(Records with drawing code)
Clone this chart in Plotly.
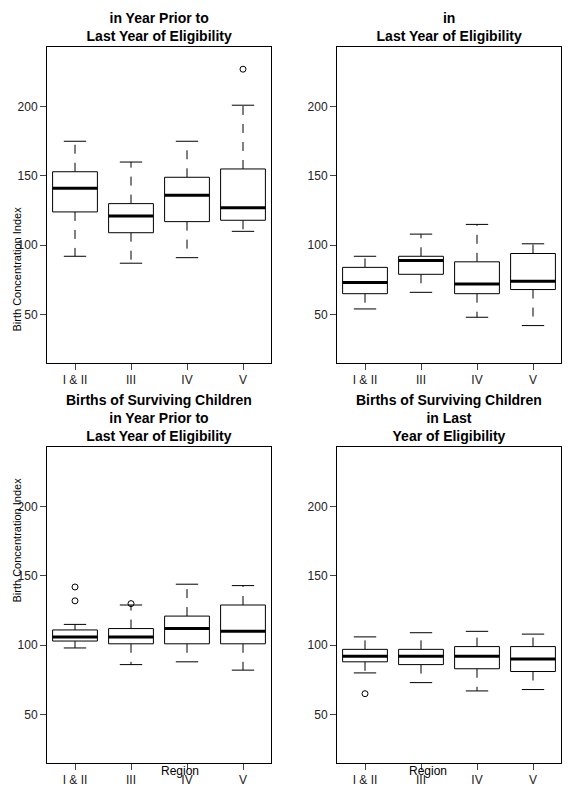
import plotly.graph_objects as go

regions = ["I & II", "III", "IV", "V"]
titles = ["Births of Dead Children<br>in Year Prior to<br>Last Year of Eligibility",
          "Births of Dead Children<br>in<br>Last Year of Eligibility",
          "Births of Surviving Children<br>in Year Prior to<br>Last Year of Eligibility",
          "Births of Surviving Children<br>in Last<br>Year of Eligibility"]
# per panel: [upper whisker, q3, median, q1, lower whisker] per region
p1 = [[175, 153, 141, 124, 92], [160, 130, 121, 109, 87], [175, 149, 136, 117, 91], [201, 155, 127, 118, 110]]
p2 = [[92, 84, 73, 65, 54], [108, 92, 89, 79, 66], [115, 88, 72, 65, 48], [101, 94, 74, 68, 42]]
p3 = [[115, 111, 106, 103, 98], [129, 112, 106, 101, 86], [144, 121, 112, 101, 88], [143, 129, 110, 101, 82]]
p4 = [[106, 97, 92, 88, 80], [109, 97, 92, 86, 73], [110, 99, 92, 83, 67], [108, 99, 90, 81, 68]]
out1 = [[], [], [], [227]]
out2 = [[], [], [], []]
out3 = [[142, 132], [130], [], []]
out4 = [[65], [], [], []]
panels = [p1, p2, p3, p4]
outs = [out1, out2, out3, out4]

OFF = 8  # page body margin
W, H = 577 - OFF, 800 - OFF
def px(v): return (v - OFF) / W
def py(v): return 1 - (v - OFF) / H
xd = [[px(47), px(271)], [px(337), px(561)]]
yd = [[py(363), py(47)], [py(763), py(447)]]

fig = go.Figure()
annotations = []
for k in range(4):
    r, c = divmod(k, 2)
    ax = "" if k == 0 else str(k+1)
    xa, ya = "x"+ax, "y"+ax
    bx, by, wx, wy, cx, cy, mx, my, ox, oy = [], [], [], [], [], [], [], [], [], []
    for i, (hi, q3, md, q1, lo) in enumerate(panels[k]):
        x = i + 1
        bx += [x-.4, x+.4, x+.4, x-.4, x-.4, None]; by += [q1, q1, q3, q3, q1, None]
        wx += [x, x, None, x, x, None]; wy += [q3, hi, None, q1, lo, None]
        cx += [x-.2, x+.2, None, x-.2, x+.2, None]; cy += [hi, hi, None, lo, lo, None]
        mx += [x-.4, x+.4, None]; my += [md, md, None]
        for o in outs[k][i]:
            ox.append(x); oy.append(o)
    line = dict(color="black", width=1)
    fig.add_trace(go.Scatter(x=wx, y=wy, mode="lines", line=dict(color="black", width=1, dash="dash"), xaxis=xa, yaxis=ya))
    fig.add_trace(go.Scatter(x=cx, y=cy, mode="lines", line=line, xaxis=xa, yaxis=ya))
    fig.add_trace(go.Scatter(x=bx, y=by, mode="lines", line=line, fill="toself", fillcolor="white", xaxis=xa, yaxis=ya))
    fig.add_trace(go.Scatter(x=mx, y=my, mode="lines", line=dict(color="black", width=3), xaxis=xa, yaxis=ya))
    fig.add_trace(go.Scatter(x=ox, y=oy, mode="markers", marker=dict(symbol="circle-open", color="black", size=6), xaxis=xa, yaxis=ya))
    common = dict(showline=True, mirror=True, linecolor="black", linewidth=1, ticks="outside",
                  ticklen=6, showgrid=False, zeroline=False, tickfont=dict(size=12, color="#222"))
    fig.update_layout(**{
        "xaxis"+ax: dict(domain=xd[c], range=[0.5, 4.5], tickvals=[1, 2, 3, 4], ticktext=regions,
                         anchor=ya, **common),
        "yaxis"+ax: dict(domain=yd[r], range=[15, 243], tickvals=[50, 100, 150, 200],
                         anchor=xa, **common)})
    annotations.append(dict(text="<b>"+titles[k]+"</b>", x=sum(xd[c])/2, y=yd[r][1], xref="paper", yref="paper",
                            xanchor="center", yanchor="bottom", yshift=1, showarrow=False,
                            font=dict(size=14, color="black")))
for r in range(2):
    annotations.append(dict(text="Birth Concentration Index", textangle=-90, x=0, xanchor="left", y=sum(yd[r])/2,
                            xref="paper", yref="paper", showarrow=False, font=dict(size=11, color="black")))
for c in range(2):
    annotations.append(dict(text="Region", x=sum(xd[c])/2, y=py(780), xref="paper", yref="paper",
                            showarrow=False, font=dict(size=12, color="black")))
fig.update_layout(width=W, height=H, margin=dict(l=0, r=0, t=0, b=0), showlegend=False,
                  plot_bgcolor="white", paper_bgcolor="white",
                  font=dict(family="Liberation Sans, Arial, sans-serif"), annotations=annotations)
fig.write_html("out.html")
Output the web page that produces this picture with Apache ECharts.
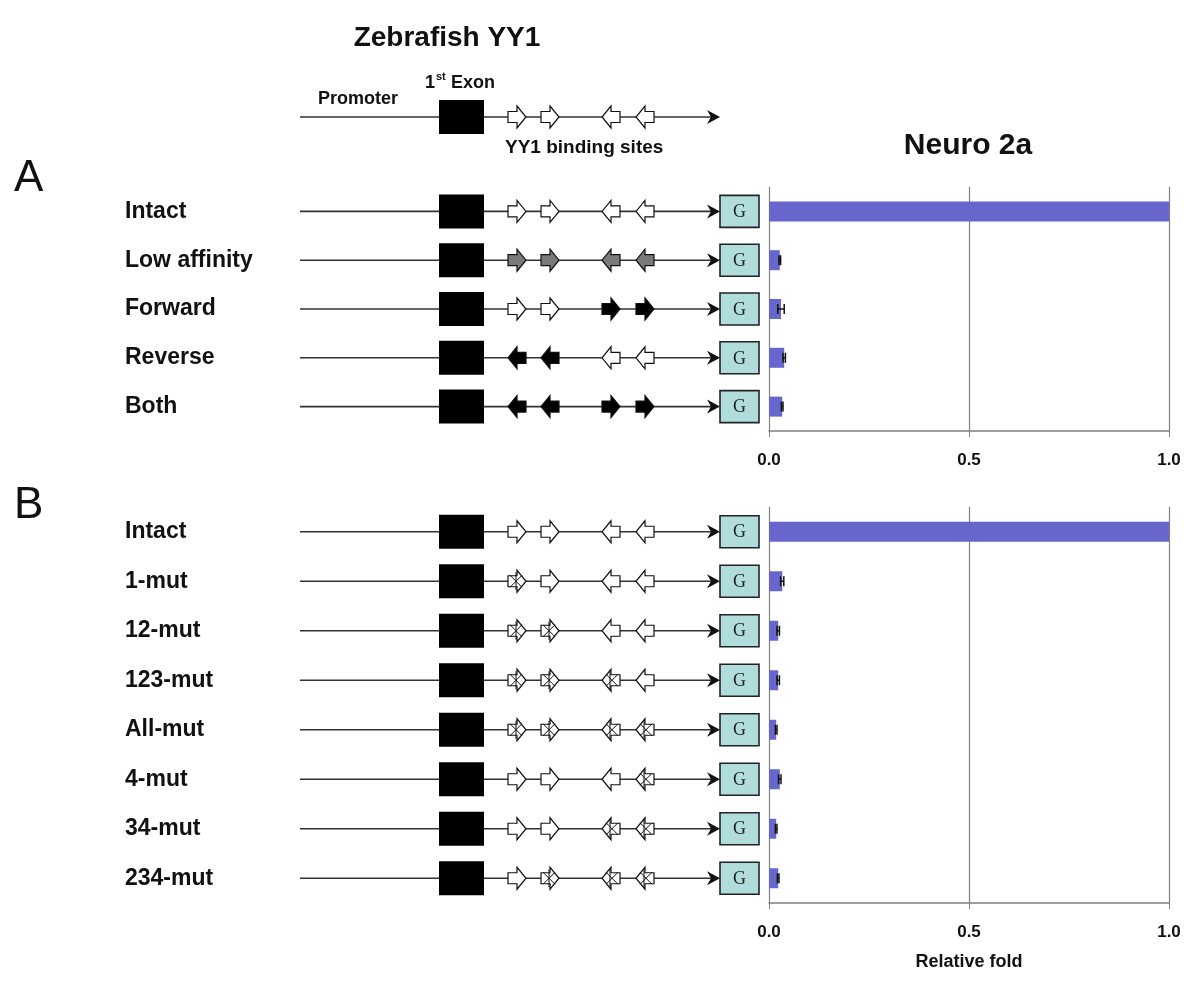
<!DOCTYPE html>
<html>
<head>
<meta charset="utf-8">
<script src="https://cdn.jsdelivr.net/npm/echarts@6.0.0/dist/echarts.min.js"></script>
<style>
  html, body { margin: 0; padding: 0; background: #fff; }
  #chart { width: 1200px; height: 983px; }
</style>
</head>
<body>
<div id="chart"></div>
<script>
// construct names
var constructsA = ['Intact', 'Low affinity', 'Forward', 'Reverse', 'Both'];
var constructsB = ['Intact', '1-mut', '12-mut', '123-mut', 'All-mut', '4-mut', '34-mut', '234-mut'];

// YY1 binding sites per construct: fill-direction
var sitesHeader = [['open-r', 'open-r', 'open-l', 'open-l']];
var sitesA = [
  ['open-r', 'open-r', 'open-l', 'open-l'],
  ['gray-r', 'gray-r', 'gray-l', 'gray-l'],
  ['open-r', 'open-r', 'black-r', 'black-r'],
  ['black-l', 'black-l', 'open-l', 'open-l'],
  ['black-l', 'black-l', 'black-r', 'black-r']
];
var sitesB = [
  ['open-r', 'open-r', 'open-l', 'open-l'],
  ['mut-r', 'open-r', 'open-l', 'open-l'],
  ['mut-r', 'mut-r', 'open-l', 'open-l'],
  ['mut-r', 'mut-r', 'mut-l', 'open-l'],
  ['mut-r', 'mut-r', 'mut-l', 'mut-l'],
  ['open-r', 'open-r', 'open-l', 'mut-l'],
  ['open-r', 'open-r', 'mut-l', 'mut-l'],
  ['open-r', 'mut-r', 'mut-l', 'mut-l']
];

// schematic map (arbitrary units along the construct)
var lineSpan = [0, 420];
var exonSpan = [139, 184];
var sitePos = [217, 250, 311, 345];
var reporterSpan = [420, 459];

// relative fold (Neuro 2a)
var foldA = [1.0, 0.027, 0.030, 0.038, 0.033];
var errA = [0, 0.002, 0.008, 0.003, 0.002];
var foldB = [1.0, 0.033, 0.023, 0.023, 0.018, 0.027, 0.018, 0.023];
var errB = [0, 0.004, 0.003, 0.003, 0.002, 0.003, 0.002, 0.002];

var foldTicks = [0, 0.5, 1.0];

var SANS = '"Liberation Sans", Arial, sans-serif';
var fills = { open: '#ffffff', gray: '#7a7a7a', black: '#000000', mut: '#ffffff' };

function siteShape(cx, y, kind) {
  var parts = kind.split('-');
  var s = parts[1] === 'r' ? 1 : -1;
  var pts = [
    [cx - 9 * s, y - 5.5], [cx, y - 5.5], [cx, y - 11], [cx + 9 * s, y],
    [cx, y + 11], [cx, y + 5.5], [cx - 9 * s, y + 5.5]
  ];
  var out = [{
    type: 'polygon',
    shape: { points: pts },
    style: { fill: fills[parts[0]], stroke: '#111', lineWidth: 1.2 }
  }];
  if (parts[0] === 'mut') {
    out.push({ type: 'line', shape: { x1: cx - 7 * s, y1: y - 6, x2: cx + 5 * s, y2: y + 6 }, style: { stroke: '#111', lineWidth: 1 } });
    out.push({ type: 'line', shape: { x1: cx - 7 * s, y1: y + 6, x2: cx + 5 * s, y2: y - 6 }, style: { stroke: '#111', lineWidth: 1 } });
    out.push({ type: 'line', shape: { x1: cx - 1, y1: y - 9, x2: cx - 1, y2: y + 9 }, style: { stroke: '#111', lineWidth: 1 } });
  }
  return out;
}

function constructRenderer(sitesRows, withReporter) {
  return function (params, api) {
    var row = api.value(1);
    var y = api.coord([0, row])[1];
    var px = function (v) { return api.coord([v, row])[0]; };
    var tip = px(lineSpan[1]);
    var ch = [];
    ch.push({ type: 'line', shape: { x1: px(lineSpan[0]), y1: y, x2: tip - 8, y2: y }, style: { stroke: '#333', lineWidth: 1.6 } });
    ch.push({ type: 'polygon', shape: { points: [[tip - 13, y - 7], [tip, y], [tip - 13, y + 7], [tip - 9, y]] }, style: { fill: '#111' } });
    ch.push({ type: 'rect', shape: { x: px(exonSpan[0]), y: y - 17, width: px(exonSpan[1]) - px(exonSpan[0]), height: 34 }, style: { fill: '#000' } });
    sitesRows[row].forEach(function (k, i) {
      ch = ch.concat(siteShape(px(sitePos[i]), y, k));
    });
    if (withReporter) {
      var x0 = px(reporterSpan[0]), x1 = px(reporterSpan[1]);
      ch.push({ type: 'rect', shape: { x: x0, y: y - 16, width: x1 - x0, height: 32 }, style: { fill: '#b0dcdc', stroke: '#222', lineWidth: 1.6 } });
      ch.push({ type: 'text', x: (x0 + x1) / 2, y: y + 1, style: { text: 'G', align: 'center', verticalAlign: 'middle', font: '18px "Liberation Serif", serif', fill: '#222' } });
    }
    return { type: 'group', children: ch };
  };
}

function errRenderer(params, api) {
  var v = api.value(0), row = api.value(1), e = api.value(2);
  if (!e) return;
  var a = api.coord([v - e, row]), b = api.coord([v + e, row]);
  var st = { stroke: '#111', lineWidth: 1.5 };
  return {
    type: 'group',
    children: [
      { type: 'line', shape: { x1: a[0], y1: a[1], x2: b[0], y2: b[1] }, style: st },
      { type: 'line', shape: { x1: a[0], y1: a[1] - 5, x2: a[0], y2: a[1] + 5 }, style: st },
      { type: 'line', shape: { x1: b[0], y1: b[1] - 5, x2: b[0], y2: b[1] + 5 }, style: st }
    ]
  };
}

function hiddenX(gi) {
  return { gridIndex: gi, type: 'value', min: 0, max: 460, show: false };
}
function foldX(gi, withName) {
  var ax = {
    gridIndex: gi, type: 'value', min: foldTicks[0], max: foldTicks[foldTicks.length - 1], interval: 0.5,
    axisLine: { show: true, lineStyle: { color: '#808080', width: 1.5 } },
    axisTick: { show: true, length: 6, lineStyle: { color: '#808080' } },
    splitLine: { show: true, lineStyle: { color: '#808080', width: 1.2 } },
    axisLabel: { margin: 21, color: '#111', fontFamily: SANS, fontWeight: 'bold', fontSize: 17,
      formatter: function (v) { return v.toFixed(1); } }
  };
  if (withName) {
    ax.name = 'Relative fold';
    ax.nameLocation = 'middle';
    ax.nameGap = 50;
    ax.nameTextStyle = { color: '#111', fontFamily: SANS, fontWeight: 'bold', fontSize: 18 };
  }
  return ax;
}
function catY(gi, cats, showLabels) {
  return {
    gridIndex: gi, type: 'category', data: cats, inverse: true,
    axisLine: { show: false }, axisTick: { show: false }, splitLine: { show: false },
    axisLabel: { show: showLabels, align: 'left', margin: 175, color: '#111',
      fontFamily: SANS, fontWeight: 'bold', fontSize: 23 }
  };
}

var chart = echarts.init(document.getElementById('chart'));
chart.setOption({
  backgroundColor: '#fff',
  animation: false,
  grid: [
    { left: 300, width: 460, top: 102, height: 30 },
    { left: 300, width: 460, top: 187, height: 244 },
    { left: 769, width: 400, top: 187, height: 244 },
    { left: 300, width: 460, top: 507, height: 396 },
    { left: 769, width: 400, top: 507, height: 396 }
  ],
  xAxis: [hiddenX(0), hiddenX(1), foldX(2, false), hiddenX(3), foldX(4, true)],
  yAxis: [
    catY(0, ['YY1'], false),
    catY(1, constructsA, true),
    catY(2, constructsA, false),
    catY(3, constructsB, true),
    catY(4, constructsB, false)
  ],
  graphic: [
    { type: 'text', x: 447, y: 38, style: { text: 'Zebrafish YY1', align: 'center', verticalAlign: 'middle', font: 'bold 28px ' + SANS, fill: '#111' } },
    { type: 'text', x: 318, y: 99, style: { text: 'Promoter', align: 'left', verticalAlign: 'middle', font: 'bold 18px ' + SANS, fill: '#111' } },
    { type: 'text', x: 425, y: 83, style: { text: '1', align: 'left', verticalAlign: 'middle', font: 'bold 18px ' + SANS, fill: '#111' } },
    { type: 'text', x: 436, y: 77, style: { text: 'st', align: 'left', verticalAlign: 'middle', font: 'bold 11px ' + SANS, fill: '#111' } },
    { type: 'text', x: 451, y: 83, style: { text: 'Exon', align: 'left', verticalAlign: 'middle', font: 'bold 18px ' + SANS, fill: '#111' } },
    { type: 'text', x: 505, y: 148, style: { text: 'YY1 binding sites', align: 'left', verticalAlign: 'middle', font: 'bold 19px ' + SANS, fill: '#111' } },
    { type: 'text', x: 968, y: 146, style: { text: 'Neuro 2a', align: 'center', verticalAlign: 'middle', font: 'bold 30px ' + SANS, fill: '#111' } },
    { type: 'text', x: 14, y: 179, style: { text: 'A', align: 'left', verticalAlign: 'middle', font: '44px ' + SANS, fill: '#111' } },
    { type: 'text', x: 14, y: 506, style: { text: 'B', align: 'left', verticalAlign: 'middle', font: '44px ' + SANS, fill: '#111' } }
  ],
  series: [
    { type: 'custom', xAxisIndex: 0, yAxisIndex: 0, silent: true, encode: { x: 0, y: 1 },
      renderItem: constructRenderer(sitesHeader, false), data: [[0, 0]] },
    { type: 'custom', xAxisIndex: 1, yAxisIndex: 1, silent: true, encode: { x: 0, y: 1 },
      renderItem: constructRenderer(sitesA, true), data: constructsA.map(function (c, i) { return [0, i]; }) },
    { type: 'bar', xAxisIndex: 2, yAxisIndex: 2, barWidth: 20, silent: true,
      itemStyle: { color: '#6666cc' }, data: foldA },
    { type: 'custom', xAxisIndex: 2, yAxisIndex: 2, silent: true, encode: { x: 0, y: 1 }, z: 5,
      renderItem: errRenderer, data: foldA.map(function (v, i) { return [v, i, errA[i]]; }) },
    { type: 'custom', xAxisIndex: 3, yAxisIndex: 3, silent: true, encode: { x: 0, y: 1 },
      renderItem: constructRenderer(sitesB, true), data: constructsB.map(function (c, i) { return [0, i]; }) },
    { type: 'bar', xAxisIndex: 4, yAxisIndex: 4, barWidth: 20, silent: true,
      itemStyle: { color: '#6666cc' }, data: foldB },
    { type: 'custom', xAxisIndex: 4, yAxisIndex: 4, silent: true, encode: { x: 0, y: 1 }, z: 5,
      renderItem: errRenderer, data: foldB.map(function (v, i) { return [v, i, errB[i]]; }) }
  ]
});
</script>
</body>
</html>
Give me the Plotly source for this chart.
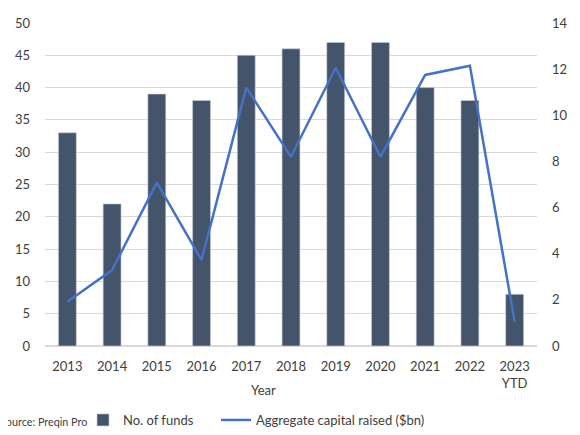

(GOAL) Restate exactly, please, only the lines between the start of the data and the line containing "import plotly.graph_objects as go", both ends included, skipping the pictures.

(RESPONSE TO THIS EXERCISE)
Clone this chart in Plotly.
import plotly.graph_objects as go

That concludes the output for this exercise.